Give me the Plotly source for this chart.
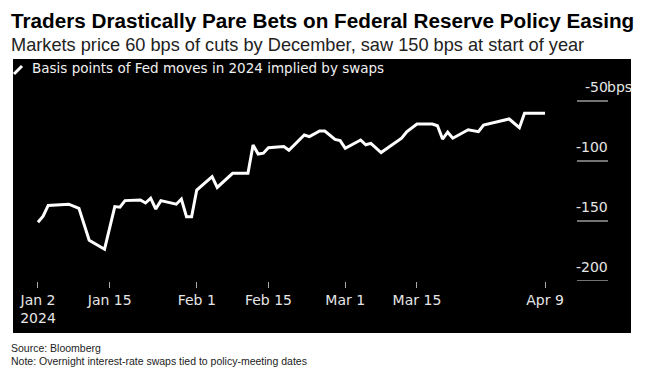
import plotly.graph_objects as go

# ---- data ----
dates = [
    "2024-01-01", "2024-01-02", "2024-01-03", "2024-01-06", "2024-01-07", "2024-01-09",
    "2024-01-11", "2024-01-14", "2024-01-16", "2024-01-17", "2024-01-18", "2024-01-21",
    "2024-01-22", "2024-01-23", "2024-01-24", "2024-01-25", "2024-01-27", "2024-01-28",
    "2024-01-29", "2024-01-30", "2024-01-31", "2024-02-01", "2024-02-04", "2024-02-05",
    "2024-02-08", "2024-02-11", "2024-02-12", "2024-02-13", "2024-02-14", "2024-02-15",
    "2024-02-18", "2024-02-19", "2024-02-22", "2024-02-23", "2024-02-25", "2024-02-26",
    "2024-02-28", "2024-02-29", "2024-03-01", "2024-03-04", "2024-03-05", "2024-03-06",
    "2024-03-08", "2024-03-10", "2024-03-12", "2024-03-13", "2024-03-15", "2024-03-18",
    "2024-03-19", "2024-03-20", "2024-03-21", "2024-03-22", "2024-03-25", "2024-03-27",
    "2024-03-28", "2024-04-02", "2024-04-04", "2024-04-05", "2024-04-09",
]
bps_implied = [
    -151, -146, -137, -136, -136, -139.5,
    -166, -173.5, -138, -138.5, -133, -132.5,
    -135, -131, -140, -133, -134.7, -136,
    -131.7, -146.4, -146.4, -124.2, -113, -122,
    -110.3, -110.3, -86.7, -94.2, -93.5, -89,
    -88, -91, -78.3, -79.7, -75, -75,
    -82, -83, -89.4, -82.5, -86.5, -85.3,
    -93, -86.7, -81, -75.6, -69.2, -69.2,
    -70.6, -81.7, -76, -81, -74, -75.6,
    -70, -65, -72.2, -60.3, -60.3,
]
x_tick_dates = ["2024-01-01", "2024-01-15", "2024-02-01", "2024-02-15", "2024-03-01", "2024-03-15", "2024-04-09"]
x_tick_labels = ["Jan 2<br>2024", "Jan 15", "Feb 1", "Feb 15", "Mar 1", "Mar 15", "Apr 9"]
y_tick_vals = [-50, -100, -150, -200]
y_tick_labels = ["-50", "-100", "-150", "-200"]
y_unit = "bps"

title = "Traders Drastically Pare Bets on Federal Reserve Policy Easing"
subtitle = "Markets price 60 bps of cuts by December, saw 150 bps at start of year"
legend_label = "Basis points of Fed moves in 2024 implied by swaps"
source = "Source: Bloomberg"
note = "Note: Overnight interest-rate swaps tied to policy-meeting dates"

# ---- layout geometry (pixels) ----
W, H = 645, 377
L, R, T, B = 13, 631, 59, 281   # plot area
BLACK_BOTTOM = 333

def px(x):
    return (x - L) / (R - L)

def py(y):
    return (B - y) / (B - T)

TICKFONT = "DejaVu Sans"
SANS = "Liberation Sans"

fig = go.Figure()
fig.add_trace(go.Scatter(
    x=dates, y=bps_implied, mode="lines",
    line=dict(color="white", width=3), hoverinfo="skip", showlegend=False,
))

shapes = [
    dict(type="rect", xref="paper", yref="paper", x0=0, x1=1, y0=py(BLACK_BOTTOM), y1=1,
         fillcolor="black", line=dict(width=0), layer="below"),
    dict(type="line", xref="paper", yref="paper", x0=px(14), y0=py(74), x1=px(22), y1=py(66),
         line=dict(color="white", width=3)),
]
annotations = []
for v, lab in zip(y_tick_vals, y_tick_labels):
    shapes.append(dict(type="line", xref="paper", yref="y", x0=px(577), x1=px(608), y0=v, y1=v,
                       line=dict(color="#9a9a9a", width=1.5)))
    annotations.append(dict(xref="paper", yref="y", x=px(610), y=v, yshift=14, text=lab,
                            showarrow=False, xanchor="right", yanchor="middle",
                            font=dict(family=TICKFONT, size=14, color="#e6e6e6")))
annotations.append(dict(xref="paper", yref="y", x=px(605), y=y_tick_vals[0], yshift=14, text=y_unit,
                        showarrow=False, xanchor="left", yanchor="middle",
                        font=dict(family=TICKFONT, size=14, color="#e6e6e6")))

annotations += [
    dict(xref="paper", yref="paper", x=px(9), y=py(20.5), text="<b>" + title + "</b>", showarrow=False,
         xanchor="left", yanchor="middle", font=dict(family=SANS, size=20.7, color="black")),
    dict(xref="paper", yref="paper", x=px(9), y=py(45), text=subtitle, showarrow=False,
         xanchor="left", yanchor="middle", font=dict(family=SANS, size=18.2, color="#222222")),
    dict(xref="paper", yref="paper", x=px(30), y=py(68), text=legend_label, showarrow=False,
         xanchor="left", yanchor="middle", font=dict(family=TICKFONT, size=13.5, color="#f0f0f0")),
    dict(xref="paper", yref="paper", x=px(9), y=py(348), text=source, showarrow=False,
         xanchor="left", yanchor="middle", font=dict(family=SANS, size=10.5, color="#222222")),
    dict(xref="paper", yref="paper", x=px(9), y=py(361), text=note, showarrow=False,
         xanchor="left", yanchor="middle", font=dict(family=SANS, size=10.5, color="#222222")),
]

fig.update_layout(
    width=W, height=H,
    margin=dict(l=L, r=W - R, t=T, b=H - B, pad=0),
    paper_bgcolor="white", plot_bgcolor="black",
    shapes=shapes, annotations=annotations,
    xaxis=dict(
        type="date", range=["2023-12-27 03:00", "2024-04-25 19:00"],
        tickvals=x_tick_dates, ticktext=x_tick_labels,
        ticks="outside", ticklen=6, tickcolor="#aaaaaa", tickwidth=1,
        showgrid=False, zeroline=False, showline=False,
        tickfont=dict(family=TICKFONT, size=14, color="#e6e6e6"),
    ),
    yaxis=dict(
        range=[-200, -15], showgrid=False, zeroline=False, showline=False,
        showticklabels=False, ticks="",
    ),
)

fig.write_html("out.html", config={"displayModeBar": False},
               post_script="document.body.style.margin='0';")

GIVEN INSTRUCTION:
All of the lines above should be retyped precisely, apart from the pictures.

WRITTEN ANSWER:
Give me the Plotly source for this chart.
import plotly.graph_objects as go

# ---- data ----
dates = [
    "2024-01-01", "2024-01-02", "2024-01-03", "2024-01-06", "2024-01-07", "2024-01-09",
    "2024-01-11", "2024-01-14", "2024-01-16", "2024-01-17", "2024-01-18", "2024-01-21",
    "2024-01-22", "2024-01-23", "2024-01-24", "2024-01-25", "2024-01-27", "2024-01-28",
    "2024-01-29", "2024-01-30", "2024-01-31", "2024-02-01", "2024-02-04", "2024-02-05",
    "2024-02-08", "2024-02-11", "2024-02-12", "2024-02-13", "2024-02-14", "2024-02-15",
    "2024-02-18", "2024-02-19", "2024-02-22", "2024-02-23", "2024-02-25", "2024-02-26",
    "2024-02-28", "2024-02-29", "2024-03-01", "2024-03-04", "2024-03-05", "2024-03-06",
    "2024-03-08", "2024-03-10", "2024-03-12", "2024-03-13", "2024-03-15", "2024-03-18",
    "2024-03-19", "2024-03-20", "2024-03-21", "2024-03-22", "2024-03-25", "2024-03-27",
    "2024-03-28", "2024-04-02", "2024-04-04", "2024-04-05", "2024-04-09",
]
bps_implied = [
    -151, -146, -137, -136, -136, -139.5,
    -166, -173.5, -138, -138.5, -133, -132.5,
    -135, -131, -140, -133, -134.7, -136,
    -131.7, -146.4, -146.4, -124.2, -113, -122,
    -110.3, -110.3, -86.7, -94.2, -93.5, -89,
    -88, -91, -78.3, -79.7, -75, -75,
    -82, -83, -89.4, -82.5, -86.5, -85.3,
    -93, -86.7, -81, -75.6, -69.2, -69.2,
    -70.6, -81.7, -76, -81, -74, -75.6,
    -70, -65, -72.2, -60.3, -60.3,
]
x_tick_dates = ["2024-01-01", "2024-01-15", "2024-02-01", "2024-02-15", "2024-03-01", "2024-03-15", "2024-04-09"]
x_tick_labels = ["Jan 2<br>2024", "Jan 15", "Feb 1", "Feb 15", "Mar 1", "Mar 15", "Apr 9"]
y_tick_vals = [-50, -100, -150, -200]
y_tick_labels = ["-50", "-100", "-150", "-200"]
y_unit = "bps"

title = "Traders Drastically Pare Bets on Federal Reserve Policy Easing"
subtitle = "Markets price 60 bps of cuts by December, saw 150 bps at start of year"
legend_label = "Basis points of Fed moves in 2024 implied by swaps"
source = "Source: Bloomberg"
note = "Note: Overnight interest-rate swaps tied to policy-meeting dates"

# ---- layout geometry (pixels) ----
W, H = 645, 377
L, R, T, B = 13, 631, 59, 281   # plot area
BLACK_BOTTOM = 333

def px(x):
    return (x - L) / (R - L)

def py(y):
    return (B - y) / (B - T)

TICKFONT = "DejaVu Sans"
SANS = "Liberation Sans"

fig = go.Figure()
fig.add_trace(go.Scatter(
    x=dates, y=bps_implied, mode="lines",
    line=dict(color="white", width=3), hoverinfo="skip", showlegend=False,
))

shapes = [
    dict(type="rect", xref="paper", yref="paper", x0=0, x1=1, y0=py(BLACK_BOTTOM), y1=1,
         fillcolor="black", line=dict(width=0), layer="below"),
    dict(type="line", xref="paper", yref="paper", x0=px(14), y0=py(74), x1=px(22), y1=py(66),
         line=dict(color="white", width=3)),
]
annotations = []
for v, lab in zip(y_tick_vals, y_tick_labels):
    shapes.append(dict(type="line", xref="paper", yref="y", x0=px(577), x1=px(608), y0=v, y1=v,
                       line=dict(color="#9a9a9a", width=1.5)))
    annotations.append(dict(xref="paper", yref="y", x=px(610), y=v, yshift=14, text=lab,
                            showarrow=False, xanchor="right", yanchor="middle",
                            font=dict(family=TICKFONT, size=14, color="#e6e6e6")))
annotations.append(dict(xref="paper", yref="y", x=px(605), y=y_tick_vals[0], yshift=14, text=y_unit,
                        showarrow=False, xanchor="left", yanchor="middle",
                        font=dict(family=TICKFONT, size=14, color="#e6e6e6")))

annotations += [
    dict(xref="paper", yref="paper", x=px(9), y=py(20.5), text="<b>" + title + "</b>", showarrow=False,
         xanchor="left", yanchor="middle", font=dict(family=SANS, size=20.7, color="black")),
    dict(xref="paper", yref="paper", x=px(9), y=py(45), text=subtitle, showarrow=False,
         xanchor="left", yanchor="middle", font=dict(family=SANS, size=18.2, color="#222222")),
    dict(xref="paper", yref="paper", x=px(30), y=py(68), text=legend_label, showarrow=False,
         xanchor="left", yanchor="middle", font=dict(family=TICKFONT, size=13.5, color="#f0f0f0")),
    dict(xref="paper", yref="paper", x=px(9), y=py(348), text=source, showarrow=False,
         xanchor="left", yanchor="middle", font=dict(family=SANS, size=10.5, color="#222222")),
    dict(xref="paper", yref="paper", x=px(9), y=py(361), text=note, showarrow=False,
         xanchor="left", yanchor="middle", font=dict(family=SANS, size=10.5, color="#222222")),
]

fig.update_layout(
    width=W, height=H,
    margin=dict(l=L, r=W - R, t=T, b=H - B, pad=0),
    paper_bgcolor="white", plot_bgcolor="black",
    shapes=shapes, annotations=annotations,
    xaxis=dict(
        type="date", range=["2023-12-27 03:00", "2024-04-25 19:00"],
        tickvals=x_tick_dates, ticktext=x_tick_labels,
        ticks="outside", ticklen=6, tickcolor="#aaaaaa", tickwidth=1,
        showgrid=False, zeroline=False, showline=False,
        tickfont=dict(family=TICKFONT, size=14, color="#e6e6e6"),
    ),
    yaxis=dict(
        range=[-200, -15], showgrid=False, zeroline=False, showline=False,
        showticklabels=False, ticks="",
    ),
)

fig.write_html("out.html", config={"displayModeBar": False},
               post_script="document.body.style.margin='0';")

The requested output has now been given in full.